Estando mais bem restituídos ao seu contexto, os grandes processos públicos de Moscou convidam o historiador, seguindo o caminho da desmitificação, a interrogar-se sobre as reações suscitadas pelo evento, bem como a analisar o sentido e as funções desses processos na ideologia e na prática política soviéticas dos anos 1930.
Hoje sabemos de fato que os processos de Moscou — ao contrário da visão que deles tiveram os seus contemporâneos — foram algo diferente e muito mais que o último ato da luta política que, por mais de dez anos, opôs Stalin a seus maiores rivais.
Elementos em meio a outros, tais como os expurgos do Partido, de uma prática política específica, os grandes processos públicos inicialmente ilustram, da maneira mais solene que se possa ter, um tema central da ideologia stalinista que é a figura do complô, resultado de uma formidável ilusão política marcada pela recusa em analisar as causas reais dos fracassos e das dificuldades de um sistema que afirma ter alcançado a meta que havia fixado: o socialismo.
Esses processos inscrevem-se também num contexto de conflitos sociais e políticos que, negados pela ideologia, tiveram como principais protagonistas a massa dos simples trabalhadores, os quadros econômicos e políticos, os aparelhos locais, as autoridades centrais.
Essas tensões e esses conflitos (centro-periferia, militantes partidários de base, simples trabalhadores administrativos da economia, jovens promovidos no contexto do Primeiro Plano Quinquenal, responsáveis pelo período da guerra civil) durante muito tempo foram submetidos ao silêncio, em benefício de uma interpretação simplista da situação, que se resumia a um confronto entre a “burocracia stalinista termidoriana” e a velha guarda bolchevista, que se manteve fiel a seus compromissos revolucionários.

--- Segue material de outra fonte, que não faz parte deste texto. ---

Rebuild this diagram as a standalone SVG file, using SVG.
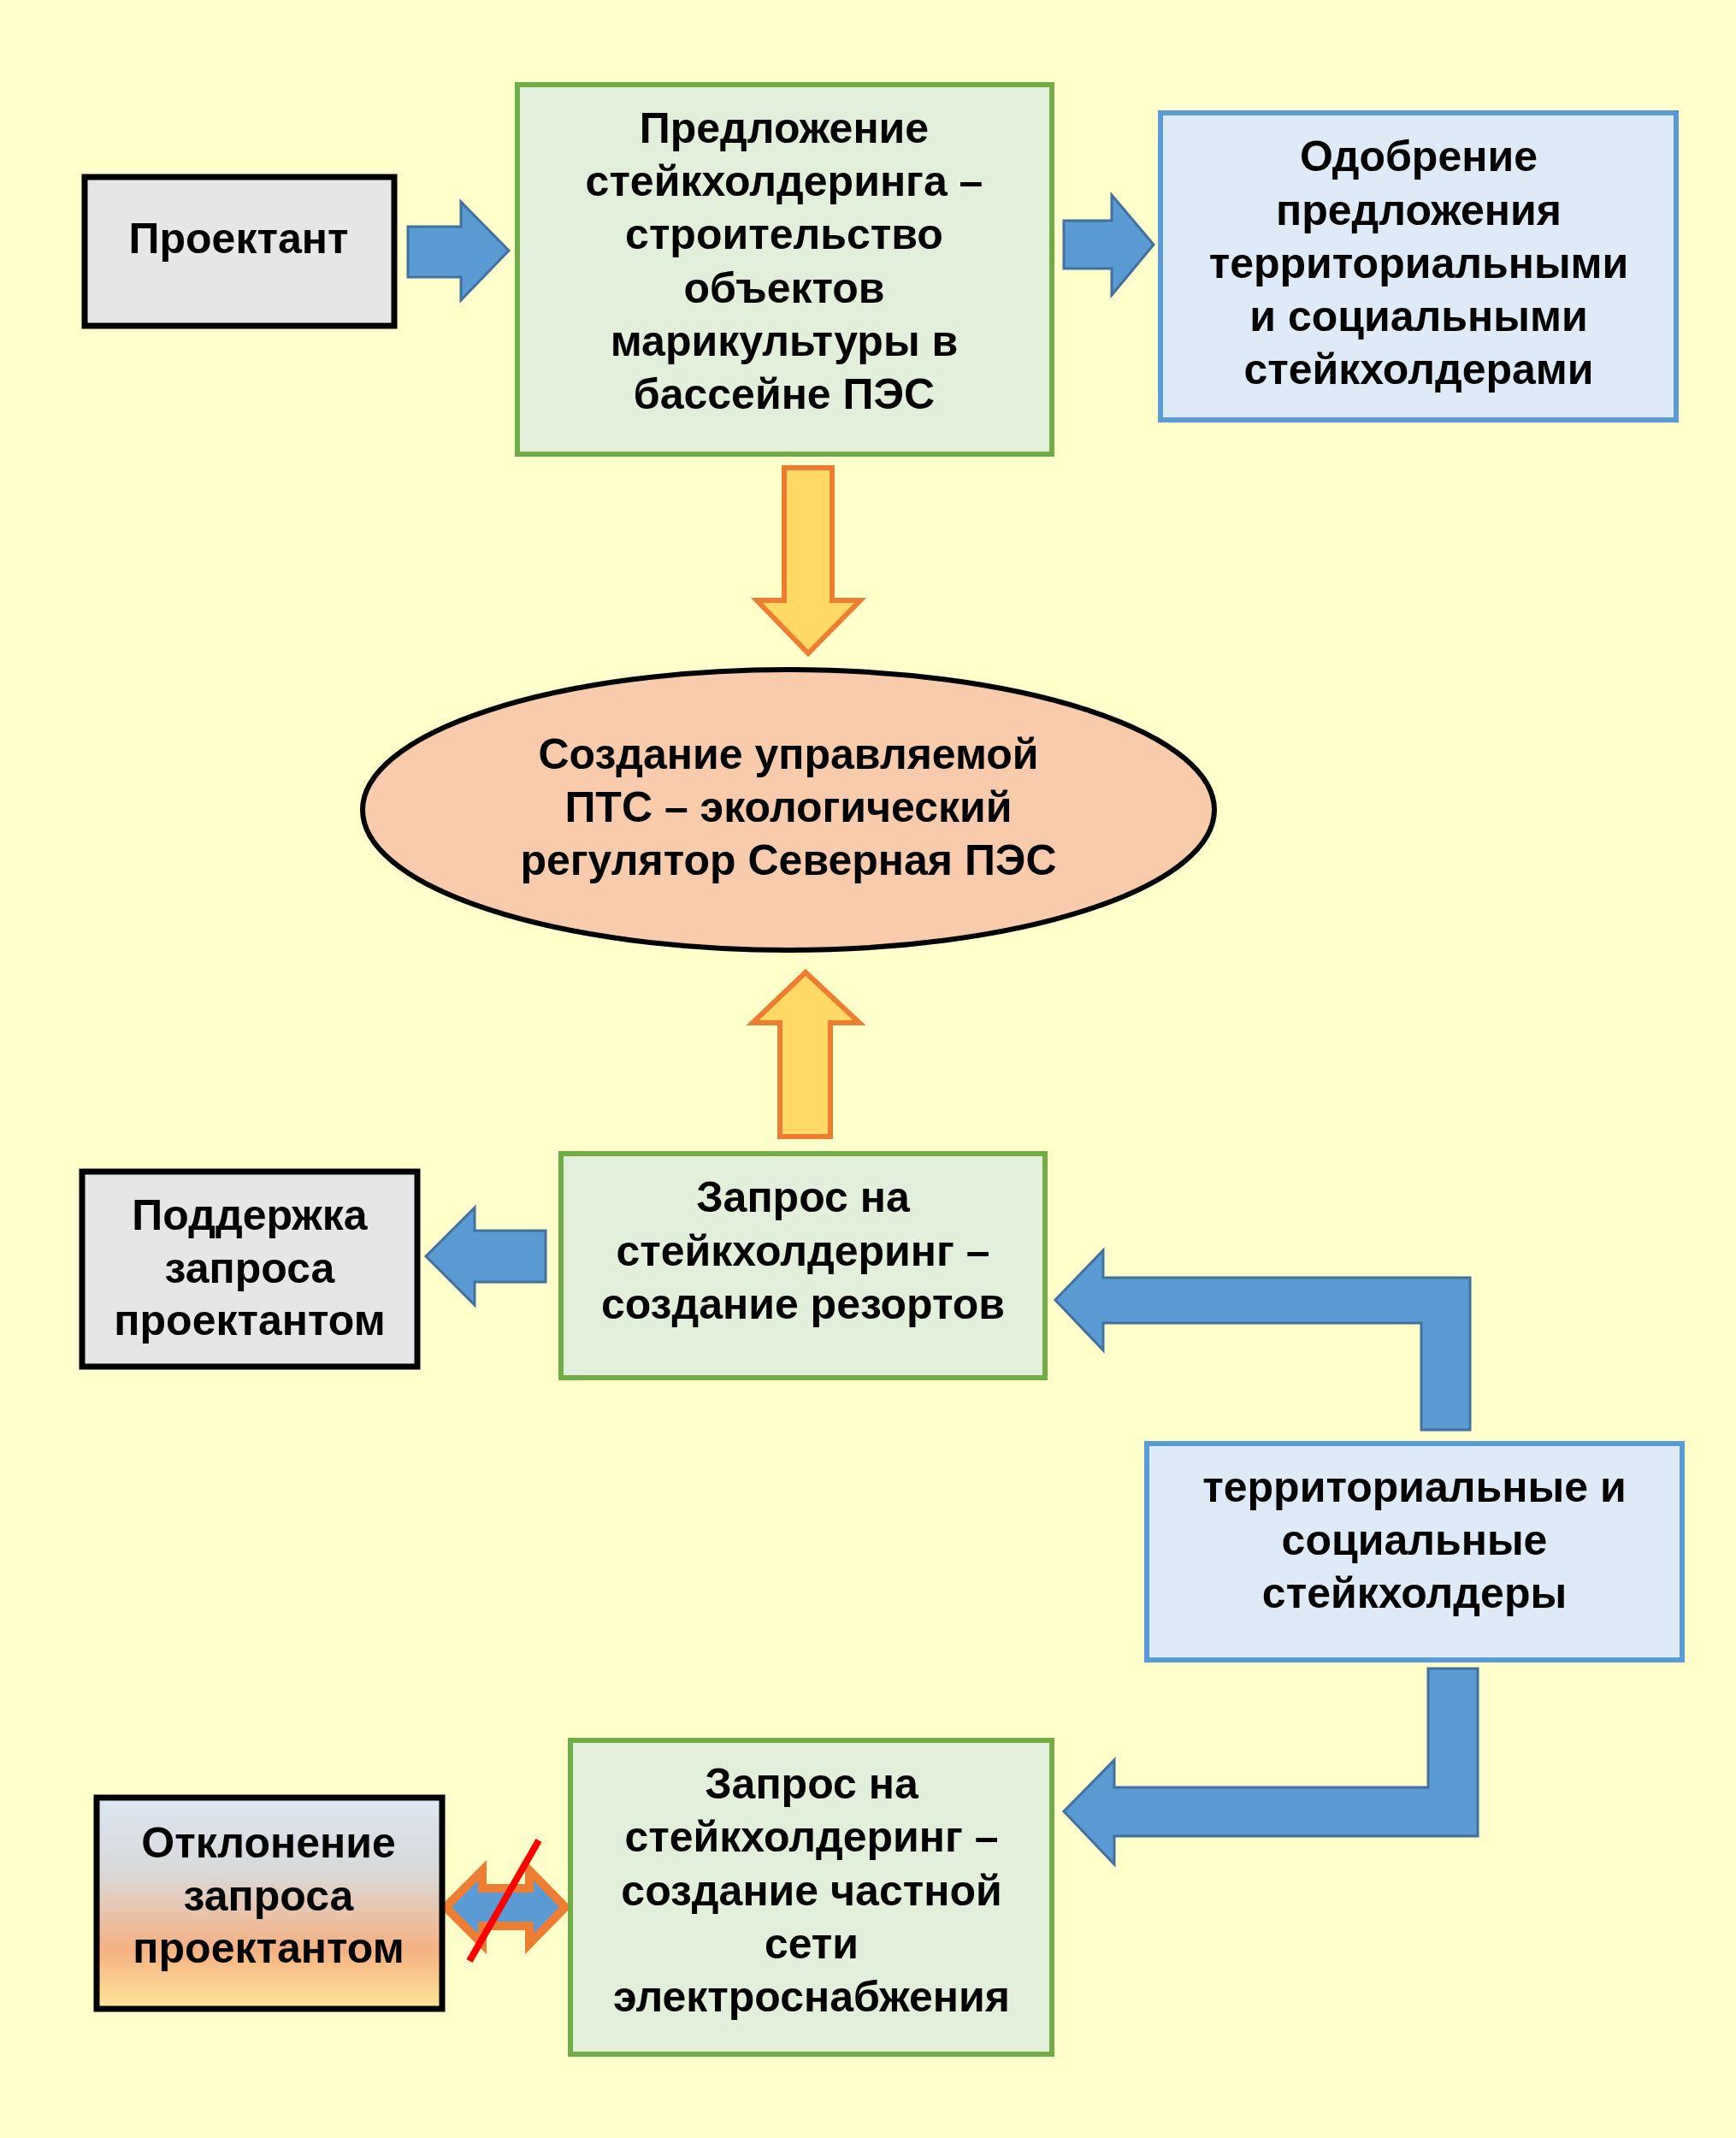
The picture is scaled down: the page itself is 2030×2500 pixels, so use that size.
<svg xmlns="http://www.w3.org/2000/svg" width="2030" height="2500" viewBox="0 0 2030 2500">
<defs>
<linearGradient id="g1" x1="0" y1="0" x2="0" y2="1">
<stop offset="0" stop-color="#DCE6F2"/><stop offset="0.35" stop-color="#D9D9D9"/><stop offset="0.72" stop-color="#F4B183"/><stop offset="1" stop-color="#FFE699"/>
</linearGradient>
</defs>
<style>
text{font-family:"Liberation Sans",Arial,sans-serif;font-weight:bold;font-size:50px;fill:#000;text-anchor:middle}
.gray{fill:#E7E6E6;stroke:#000;stroke-width:7}
.green{fill:#E2EFDA;stroke:#70AD47;stroke-width:6}
.blue{fill:#DEEAF6;stroke:#5B9BD5;stroke-width:6}
.ba{fill:#5B9BD5;stroke:#41719C;stroke-width:3}
.ya{fill:#FFD966;stroke:#ED7D31;stroke-width:6}
</style>
<rect width="2030" height="2500" fill="#FFFFCC"/>
<g id="connectors">
<polygon class="ba" points="477,265 539,265 539,236 595,293 539,351 539,324 477,324"/>
<polygon class="ba" points="1244,258 1300,258 1300,228 1349,286 1300,345 1300,314 1244,314"/>
<polygon class="ya" points="917,547 973,547 973,702 1006,702 945,764 885,702 917,702"/>
<polygon class="ya" points="912,1329 971,1329 971,1196 1005,1196 942,1137 880,1196 912,1196"/>
<polygon class="ba" points="638,1439 555,1439 555,1412 498,1469 555,1526 555,1499 638,1499"/>
<polygon class="ba" points="1719,1672 1662,1672 1662,1547 1290,1547 1290,1579 1234,1520 1290,1462 1290,1494 1719,1494"/>
<polygon class="ba" points="1670,1951 1728,1951 1728,2147 1303,2147 1303,2180 1244,2118 1303,2058 1303,2090 1670,2090"/>
<polygon points="521,2230 564,2187 564,2208 619,2208 619,2187 661,2230 619,2273 619,2252 564,2252 564,2273" fill="#5B9BD5" stroke="#ED7D31" stroke-width="10"/>
<line x1="630" y1="2152" x2="549" y2="2293" stroke="#FF0000" stroke-width="8"/>
</g>
<g id="n1"><rect class="gray" x="99" y="207" width="362" height="174"/><text x="279" y="296">Проектант</text></g>
<g id="n2"><rect class="green" x="605" y="99" width="625" height="432"/>
<text x="917" y="167">Предложение</text><text x="917" y="229">стейкхолдеринга –</text><text x="917" y="291">строительство</text><text x="917" y="354">объектов</text><text x="917" y="416">марикультуры в</text><text x="917" y="478">бассейне ПЭС</text></g>
<g id="n3"><rect class="blue" x="1357" y="132" width="603" height="359"/>
<text x="1659" y="200">Одобрение</text><text x="1659" y="263">предложения</text><text x="1659" y="325">территориальными</text><text x="1659" y="387">и социальными</text><text x="1659" y="449">стейкхолдерами</text></g>
<g id="n4"><ellipse cx="922" cy="947" rx="498" ry="164" fill="#F8CBAD" stroke="#000" stroke-width="6"/>
<text x="922" y="899">Создание управляемой</text><text x="922" y="961">ПТС – экологический</text><text x="922" y="1023">регулятор Северная ПЭС</text></g>
<g id="n5"><rect class="green" x="656" y="1349" width="566" height="262"/>
<text x="939" y="1417">Запрос на</text><text x="939" y="1480">стейкхолдеринг –</text><text x="939" y="1542">создание резортов</text></g>
<g id="n6"><rect class="gray" x="96" y="1370" width="392" height="228"/>
<text x="292" y="1438">Поддержка</text><text x="292" y="1500">запроса</text><text x="292" y="1561">проектантом</text></g>
<g id="n7"><rect class="blue" x="1341" y="1688" width="626" height="253"/>
<text x="1654" y="1756">территориальные и</text><text x="1654" y="1818">социальные</text><text x="1654" y="1880">стейкхолдеры</text></g>
<g id="n8"><rect class="green" x="667" y="2035" width="563" height="367"/>
<text x="949" y="2103">Запрос на</text><text x="949" y="2165">стейкхолдеринг –</text><text x="949" y="2228">создание частной</text><text x="949" y="2290">сети</text><text x="949" y="2352">электроснабжения</text></g>
<g id="n9"><rect x="113" y="2102" width="404" height="247" fill="url(#g1)" stroke="#000" stroke-width="7"/>
<text x="314" y="2172">Отклонение</text><text x="314" y="2234">запроса</text><text x="314" y="2295">проектантом</text></g>
</svg>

Uma análise precisa do quadro ideológico e do contexto sociopolítico em que se integram esses processos permite deles compreender as múltiplas funções. O seu papel didático é crucial. Em relação às massas, os processos deram ensejo a uma extraordinária mobilização ideológica que, popular e populista, serviu às autoridades centrais em sua luta contra todos os supostos responsáveis pela aplicação mal-intencionada da linha do Partido, da “ruptura” entre a linha justa e sua realização.
Cada processo responde assim, em dado momento, a uma estratégia política precisa. Como o descreve o Pravda, o processo político é um “sinal”.
Ali nada é deixado ao acaso. A seleção dos acusados, os temas da acusação, o próprio teor das confissões, cuidadosamente “compostas” pelos instrutores encarregados da preparação do processo, são altamente significativos: todos esses elementos devem permitir esclarecer, num momento de extrema confusão, a categoria particular dos “inimigos” de plantão.
As lições de cada processo são por vezes esotéricas. Ocorre que elas se fazem controversas pelos próprios indivíduos que encenam tais paródias de justiça. Mas todas possuem um sentido mais ou menos explícito, que cabe ao historiador decifrar.